Pam, this adobo is perfect for the slow cooker. The longer it cooks, the more the meat just falls apart -- and it is so delicious.
Delphine, thanks so much.
Kalyn, I've made several things from this book and I love how they've worked out. I think you'll find lots of new ideas.
Shirley, I don't know about comfort food, but chicken thighs really hold up to the long cooking in the slow cooker.
Cousin, onions never hurt anything! And I love how each culture puts its own spin on adobo. Hope you like this one.
I've been addicted to my slow cooker ever since I got it years ago. I've been looking around online for some Filipino and other southeastern Asian dishes I could make in my crock pot - this is by far the best one! I love the usage of ginger root. I like to serve this dish on just a plain white long-grain rice like in the photo, doesn't distract from the flavor of the chicken.
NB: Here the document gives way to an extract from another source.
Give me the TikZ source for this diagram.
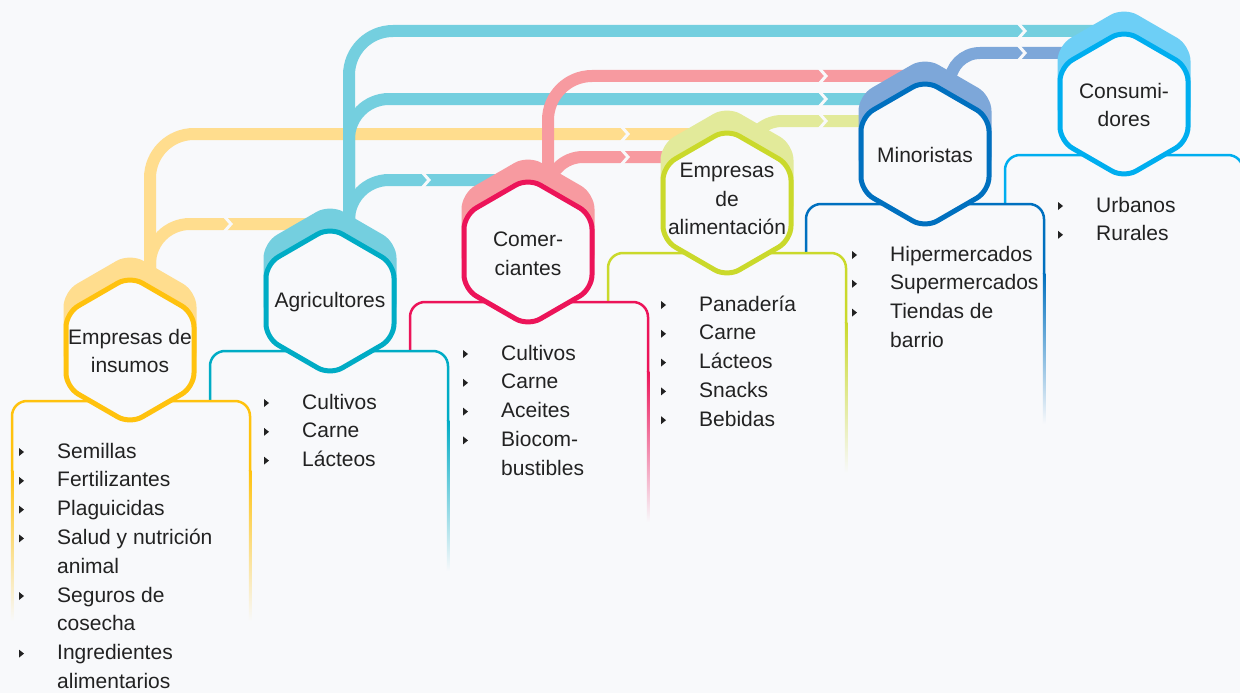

Looks great Lydia! I have made this before but never with a slow cooker.
Lydia, this reminds me of the adobo chicken my mom made growing up. She spent a large part of her life in the Philippines. I never thought to make it in a slow cooker, but I will keep that in mind next time I make this.
Chelsey, I have promised to use my slow cooker more this summer, to keep the heat down in the kitchen. And because I love Asian food, too, you'll probably see more recipes here.
Chase, this was my second slow cooker adobo. So easy!
Jeanette, this dish adapts so beautifully to the slow cooker. You can use chicken parts on the bone, too; just remove the skin before cooking in the slow cooker. But the boneless, skinless thighs make it even easier.
This sounds like the perfect meal for our upcoming predicted to be rainy Sunday!!
Like many posters, I too never thought of making this dish in the slow cooker. One question: The recipe calls for 3 tbl. chicken stock. Is that right? Doesn't it need more liquid- 3 cups?
Gina, good question, but in this case, the chicken stock is used to make the slurry that thickens the sauce. Three cups of liquid would drown the chicken (or maybe make a great chicken soup), but liquid doesn't evaporate in a slow cooker, so the smaller amount of liquid is used just at the end. Thanks for asking; I surely do make mistakes and appreciate readers who take the time to let me know.
If I use boneless skinless breasts do I need to change the cook time?
Jeni, boneless chicken breasts cooked in the slow cooker tend to get dry faster than the chicken thighs, so check them after 3 hours on high, or 6 hours on low.